Historical Snapshot: U.S. House Races in Minnesota
After picking up one seat in the 2006 election, the DFL eyes another in 2008. The retirement of Republican Jim Ramstad, after 18 years of service, opens up a competitive 6th Congressional District.
The DFL has enjoyed success in U.S. House races in recent years, particularly since 1976 when Minnesota began its current streak of voting for the Democratic presidential nominee in 8 straight elections. From 1976 to 2006 the DFL has won 80 of 129 contests compared to just 49 races for the GOP (this includes special elections).
But it took nearly a century from statehood for Democrats in Minnesota to gain a strong foothold in the state’s delegation to the House of Representatives. From 1857 to 1942, the last election before the union of the Farmer-Labor and Democratic parties in 1944, Republicans won 81 percent of all Congressional races, or 239 seats. Candidates from the Farmer-Labor and Democratic party collectively won only 49 races during this 85-year span, or just 17 percent. Other third parties won 7 seats, or 2 percent.
From elections held at the end of FDR’s presidency in 1944 through the 1974 election after Richard Nixon’s resignation, the Democratic and Farmer-Labor Party merger helped to minimize the Minnesota Republican Party’s footprint in Congress; Republicans won 79 of 138 races (57 percent) during that span, with the DFL winning 59 races (43 percent).
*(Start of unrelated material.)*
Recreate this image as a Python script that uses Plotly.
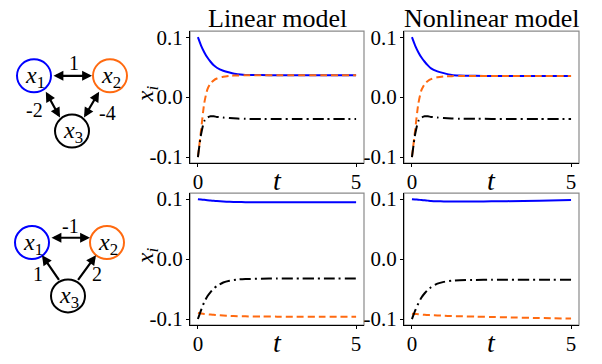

In the 30 years since, from 1976 to 2006, the DFL won 62 percent of Gopher State U.S. House contests, compared to 37 percent for the GOP.
For more details on Minnesota election results, visit the Center’s Historical Election Archive—the most complete on-line historical database of Upper Midwestern statewide and district-level election returns: www.politicsandgovernance.org/elections/election_data.html
1. “Jim Ramstad…6th Congressional District” In the same sentence?? (he likely visited the constituency a number of times, both during and after his House tenure)
2. The union of Farmer-Labor and Democratic parties is one the most successful political mergers anywhere, certainly more so than the union of the Liberal and Social Democratic parties in the UK, or even of the Democratic and Nonpartisan League parties of adjoining ND.